On le sait, ce n'est pas du cirque même si les enfants ont les yeux qui scintillent. C'est un univers à part, un songe théâtral, une autre façon de danser la vie et la mort, une façon de quitter le monde et d'y revenir, un voyage en poésie.
Entrer au théâtre Zingaro, être prévenu que "toute sortie sera définitive" (tandis qu'on vous indique les toilettes), pénétrer la grande salle du restaurant ornée des éléments de décor des spectacles précédents, faire la queue au bar, passer par la librairie, et enfin être appelé par son numéro de série. Traverser la cour en musique, passer d'un pas lent au-dessus des écuries, trouver sa place, s'asseoir enfin, frémissant d'expectative.
Alors, dans la pénombre, entrent les chevaux qui restent un moment seuls en scène. Tout est calme jusqu'à ce que descende du ciel une avalanche d'anges aux longues ailes et que chacun enfourche l'un des chevaux argentins, à cru, avec une précision forcément diabolique.
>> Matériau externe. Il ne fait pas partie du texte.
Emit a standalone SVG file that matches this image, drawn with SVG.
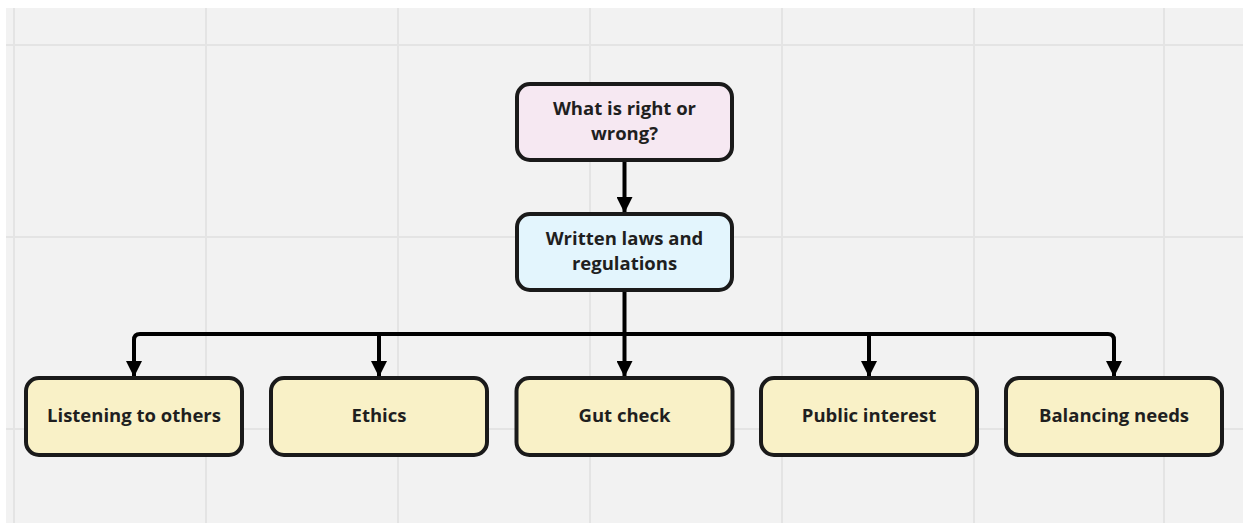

Les tableaux vont s'enchaîner avec de courts intermèdes musicaux menés par des clowns bouchers et un charcutier qui pousse son étal façon marchand de glaces et propose du "hallal, casher, bio ou Dieu sait quoi..."
Alors on retient son souffle.
On le sait, ce n'est pas du cirque même si les enfants ont les yeux qui scintillent. C'est un univers à part, un songe théâtral, une autre façon de danser la vie et la mort, une façon de quitter le monde et d'y revenir, un voyage en poésie.
Mais l'ambiance est sombre même si quelques épisodes feront rire ou sourire. La pénombre est presque constante, les lumières apportant de la couleur, révélant des détails, des moments.
Les anges sont fatigués même si hommes et bêtes bouillonnent d'énergie.
Les anges écuyers, les squelettes, les silhouettes en burkas forment un ballet étrange, mélancolique , des dindons se mêlent aux chevaux pour une cérémonie funèbre , un cheval sur le dos dresse ses pattes vers le ciel en imploration à un dieu inexistant, disparu ou définitivement sourd...
Mais c'est aussi le retour au sein de la troupe de Bartabas en personne accompagné par les ballades de Tom Waits, voix éraillée, traînante, et si juste. Cette rencontre musicale est un des grands bonheurs du spectacle, un jumelage parfait.
Notre maître écuyer se transforme en ivrogne, en aveugle errant dans une sorte de cimetière lunaire, en pauvre rhumatisant, homme ou ange déchu, parfois drôle mais aussi terriblement touchant.
Et tout s'achèvera en beauté ou en apocalypse, les anges auréolés de mousse rejoindront le ciel ou l'au-delà.